At the same time, you join a High Agency talk where you hear directly from a SpaceX engineer on what they're working on, what they do, and how they got there. This also excites you, so you start to explore that as well. 

All of a sudden you realize you've got your hands in 8 different things, but you're loving it. There's little down time, but you're energized. With the help of your HA coach, you start to narrow things down based on what creates energy more for you. You start to get more specific with where you're naturally more inclined. You start to find your niche. 

Now this is where the real magic happens. When you find a professional path that... doesn't feel professional. It's passion. And the work motivates you. THIS is where things really take off. Where the luck surface expands because you enjoy it so much, and it seeps into your regular life where new opportunities arise due to your passion level. 

THIS is the goal. Getting to that point, where you find that path that is fueled by so much passion, it doesn't feel like work. It energizes you, and you want to push harder and harder due to it. 

Option 3) Your own path 

Essentially option 2, without the degree. I'm not ready to recommend that students don't go to college. We're still at a point where a degree is valuable, although it's worth an argument as to the declining of that value. This is why I'm a big fan of still going to college, but only in a way where you can do it without a massive debt burden. Debt is the ultimate dream killer at an early age.
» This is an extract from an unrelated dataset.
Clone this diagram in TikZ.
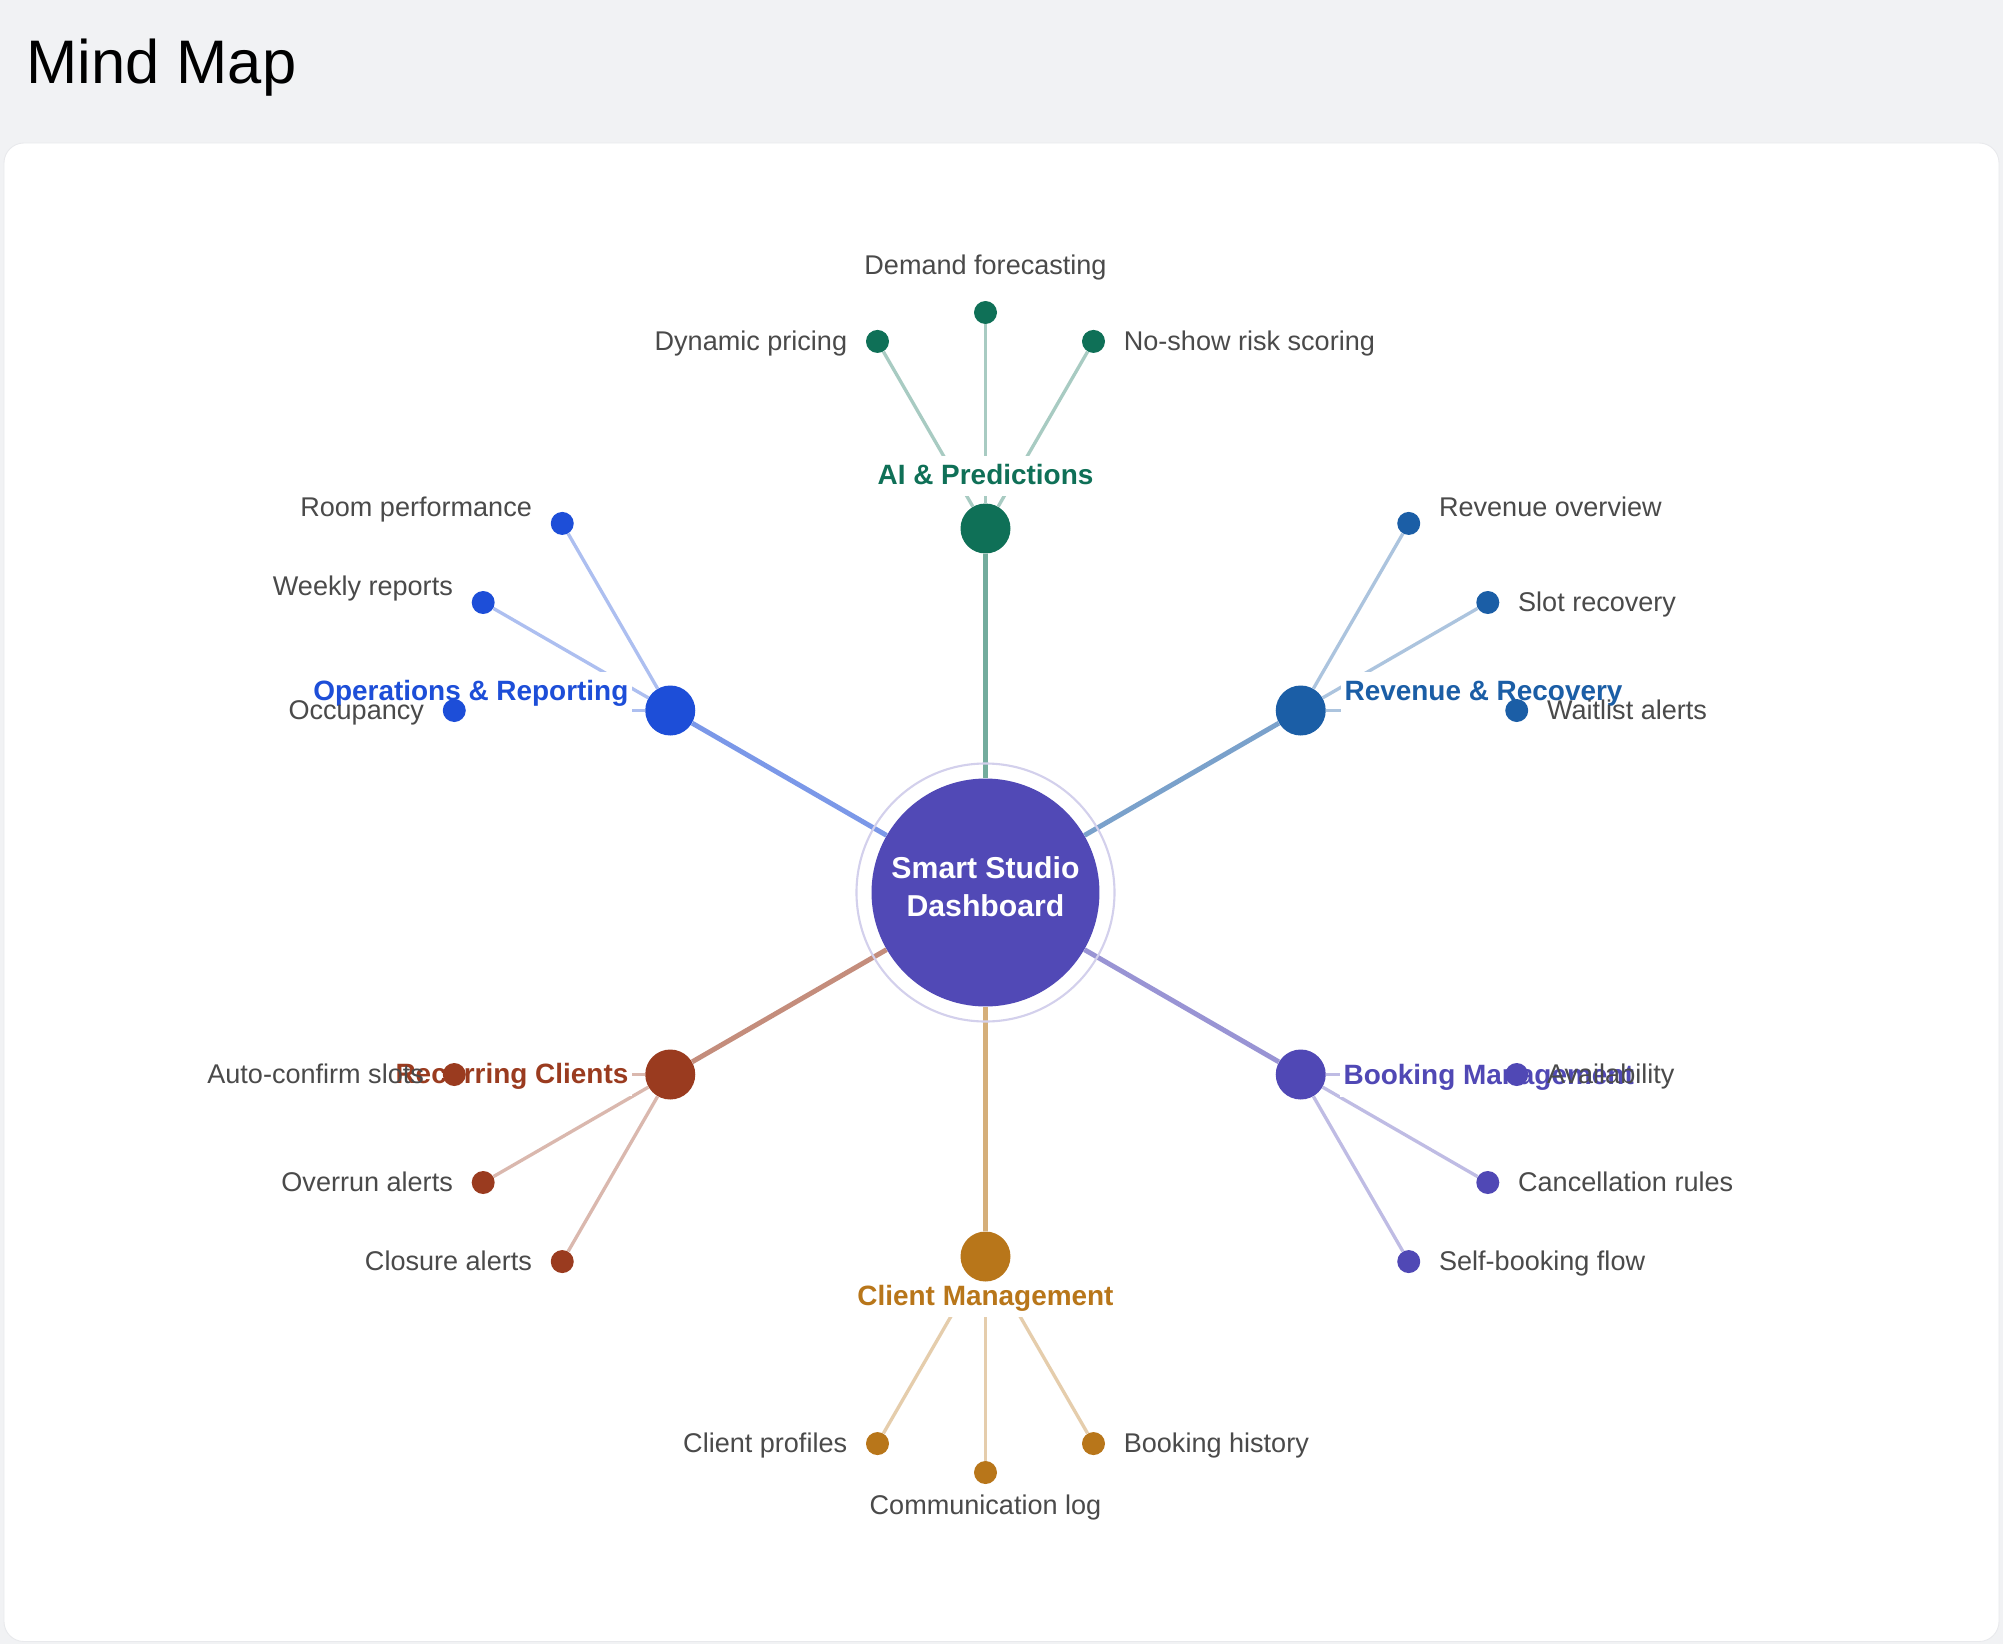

I recommend students stay agile. Focus on opening as many doors as you can. If you don't want to do college, I get it - but HAVE A PLAN. Supplement with a coaching program that provides an ecosystem. Lean into bootcamps. Know the specific courses you want to take. Have a path to opening 10-15 doors a month. 
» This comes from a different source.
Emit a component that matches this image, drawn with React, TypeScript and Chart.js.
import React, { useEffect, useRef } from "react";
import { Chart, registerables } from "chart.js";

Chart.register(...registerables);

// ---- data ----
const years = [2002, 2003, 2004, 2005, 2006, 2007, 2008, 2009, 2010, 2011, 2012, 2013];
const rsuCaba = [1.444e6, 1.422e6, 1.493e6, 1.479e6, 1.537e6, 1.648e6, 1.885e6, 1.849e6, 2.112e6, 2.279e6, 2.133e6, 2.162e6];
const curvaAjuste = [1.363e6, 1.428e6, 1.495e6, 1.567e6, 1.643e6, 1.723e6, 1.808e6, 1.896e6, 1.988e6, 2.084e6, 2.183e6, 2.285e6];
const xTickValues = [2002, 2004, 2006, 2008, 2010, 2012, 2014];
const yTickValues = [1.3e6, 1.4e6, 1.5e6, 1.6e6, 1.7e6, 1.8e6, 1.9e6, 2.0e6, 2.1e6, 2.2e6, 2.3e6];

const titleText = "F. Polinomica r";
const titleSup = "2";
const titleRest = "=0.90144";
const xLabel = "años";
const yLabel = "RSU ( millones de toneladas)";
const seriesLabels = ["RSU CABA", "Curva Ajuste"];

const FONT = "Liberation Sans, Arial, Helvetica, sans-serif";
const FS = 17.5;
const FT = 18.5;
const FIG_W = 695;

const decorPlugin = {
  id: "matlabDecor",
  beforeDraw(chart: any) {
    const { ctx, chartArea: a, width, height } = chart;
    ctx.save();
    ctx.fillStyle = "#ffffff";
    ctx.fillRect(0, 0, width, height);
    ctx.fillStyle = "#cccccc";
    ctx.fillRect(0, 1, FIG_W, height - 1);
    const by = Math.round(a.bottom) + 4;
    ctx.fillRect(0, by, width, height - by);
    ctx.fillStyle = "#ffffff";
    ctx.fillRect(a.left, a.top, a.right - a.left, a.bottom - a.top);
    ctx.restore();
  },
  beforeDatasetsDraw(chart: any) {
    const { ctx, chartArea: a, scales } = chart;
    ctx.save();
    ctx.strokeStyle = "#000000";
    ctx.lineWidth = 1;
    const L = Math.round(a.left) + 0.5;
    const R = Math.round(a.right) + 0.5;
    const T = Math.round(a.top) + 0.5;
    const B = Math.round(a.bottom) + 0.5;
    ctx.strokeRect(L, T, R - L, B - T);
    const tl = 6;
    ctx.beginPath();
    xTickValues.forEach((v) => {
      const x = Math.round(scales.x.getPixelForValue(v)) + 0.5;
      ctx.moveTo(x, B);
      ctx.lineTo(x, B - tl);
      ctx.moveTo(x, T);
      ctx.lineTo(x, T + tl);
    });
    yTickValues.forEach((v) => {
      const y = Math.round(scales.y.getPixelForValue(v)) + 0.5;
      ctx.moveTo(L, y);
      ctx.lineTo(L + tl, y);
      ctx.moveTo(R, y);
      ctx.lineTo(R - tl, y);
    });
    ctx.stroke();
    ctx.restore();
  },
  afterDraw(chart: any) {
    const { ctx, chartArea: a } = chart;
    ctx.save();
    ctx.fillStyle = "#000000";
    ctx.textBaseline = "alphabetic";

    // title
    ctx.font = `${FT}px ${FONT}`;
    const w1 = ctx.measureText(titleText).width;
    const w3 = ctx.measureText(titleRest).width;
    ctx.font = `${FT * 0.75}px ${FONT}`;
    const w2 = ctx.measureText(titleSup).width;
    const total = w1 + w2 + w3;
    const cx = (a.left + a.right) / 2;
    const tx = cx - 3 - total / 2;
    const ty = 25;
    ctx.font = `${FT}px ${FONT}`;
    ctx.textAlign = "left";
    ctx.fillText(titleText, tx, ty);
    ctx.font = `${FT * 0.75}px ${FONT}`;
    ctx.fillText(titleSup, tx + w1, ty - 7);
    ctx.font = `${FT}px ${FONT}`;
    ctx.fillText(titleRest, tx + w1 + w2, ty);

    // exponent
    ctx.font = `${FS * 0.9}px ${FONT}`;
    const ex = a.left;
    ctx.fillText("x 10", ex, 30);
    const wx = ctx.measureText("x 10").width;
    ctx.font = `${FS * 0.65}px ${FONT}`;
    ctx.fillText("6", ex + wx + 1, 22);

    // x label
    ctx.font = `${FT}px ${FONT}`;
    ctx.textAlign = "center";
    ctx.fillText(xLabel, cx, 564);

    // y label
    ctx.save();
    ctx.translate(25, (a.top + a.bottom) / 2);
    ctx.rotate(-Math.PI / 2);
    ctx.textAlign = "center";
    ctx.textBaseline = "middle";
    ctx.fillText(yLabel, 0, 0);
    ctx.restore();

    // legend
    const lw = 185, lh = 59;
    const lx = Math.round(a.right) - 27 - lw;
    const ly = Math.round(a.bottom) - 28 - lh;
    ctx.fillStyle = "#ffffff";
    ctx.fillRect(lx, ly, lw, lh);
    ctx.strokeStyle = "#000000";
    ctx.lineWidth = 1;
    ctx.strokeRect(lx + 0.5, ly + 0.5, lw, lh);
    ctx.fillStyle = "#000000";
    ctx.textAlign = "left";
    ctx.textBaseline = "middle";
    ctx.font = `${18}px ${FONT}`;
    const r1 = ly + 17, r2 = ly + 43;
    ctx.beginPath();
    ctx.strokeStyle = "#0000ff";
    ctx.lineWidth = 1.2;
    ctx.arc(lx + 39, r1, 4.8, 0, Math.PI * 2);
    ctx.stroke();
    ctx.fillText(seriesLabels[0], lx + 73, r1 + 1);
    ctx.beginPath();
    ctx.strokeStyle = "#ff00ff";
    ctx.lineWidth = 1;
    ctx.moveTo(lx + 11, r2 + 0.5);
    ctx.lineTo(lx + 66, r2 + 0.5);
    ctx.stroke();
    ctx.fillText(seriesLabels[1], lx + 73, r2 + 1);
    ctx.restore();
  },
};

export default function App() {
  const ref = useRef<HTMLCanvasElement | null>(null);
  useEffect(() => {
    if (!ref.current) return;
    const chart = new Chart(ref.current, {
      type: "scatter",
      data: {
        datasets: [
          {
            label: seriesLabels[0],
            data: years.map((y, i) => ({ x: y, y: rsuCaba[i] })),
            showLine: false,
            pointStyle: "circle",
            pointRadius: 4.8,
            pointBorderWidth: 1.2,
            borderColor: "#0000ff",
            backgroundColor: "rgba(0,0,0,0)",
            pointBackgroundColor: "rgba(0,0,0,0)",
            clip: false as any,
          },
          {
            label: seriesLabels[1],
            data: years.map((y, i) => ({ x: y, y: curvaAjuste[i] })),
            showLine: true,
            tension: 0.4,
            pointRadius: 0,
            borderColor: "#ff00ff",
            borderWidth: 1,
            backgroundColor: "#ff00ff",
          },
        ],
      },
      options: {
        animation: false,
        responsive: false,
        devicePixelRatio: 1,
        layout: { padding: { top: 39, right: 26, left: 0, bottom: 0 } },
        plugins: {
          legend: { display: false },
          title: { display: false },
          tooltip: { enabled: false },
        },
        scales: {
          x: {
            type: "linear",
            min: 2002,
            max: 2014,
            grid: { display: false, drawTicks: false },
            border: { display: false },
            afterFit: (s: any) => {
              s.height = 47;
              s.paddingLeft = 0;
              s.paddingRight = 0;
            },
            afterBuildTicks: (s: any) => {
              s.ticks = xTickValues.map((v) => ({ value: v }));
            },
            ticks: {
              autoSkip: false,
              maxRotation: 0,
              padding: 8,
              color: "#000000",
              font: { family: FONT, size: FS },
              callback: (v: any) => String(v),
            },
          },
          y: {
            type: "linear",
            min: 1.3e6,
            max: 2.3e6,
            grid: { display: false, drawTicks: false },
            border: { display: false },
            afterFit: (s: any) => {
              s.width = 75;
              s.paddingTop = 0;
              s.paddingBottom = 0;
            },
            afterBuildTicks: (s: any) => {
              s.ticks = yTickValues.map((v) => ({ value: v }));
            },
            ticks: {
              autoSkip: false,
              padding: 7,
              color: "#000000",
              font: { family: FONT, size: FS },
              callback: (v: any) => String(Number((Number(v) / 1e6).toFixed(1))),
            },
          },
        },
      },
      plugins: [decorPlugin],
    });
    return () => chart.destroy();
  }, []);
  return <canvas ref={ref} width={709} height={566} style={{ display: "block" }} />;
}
If you want to chart this path, I highly recommend traveling for a year. Go move to Australia (what I did) and get a job at a restaurant. While you do that, get involved with different things, start some side projects, and immerse yourself. Combine this with a few specific programs, and a path to building your own network, and you'll have a very productive year where you can then decide what next. 

The world rewards those who move first. In the end, this is the goal. Build yourself up to be a first mover. Someone who can initiate, rally resources, get people aligned on a goal, and build. 

We’re entering an economy where every year from now on will move at the pace of a decade in the past. Audacity and adaptability aren’t “nice-to-have” skills—they’re the only skills that keep you relevant.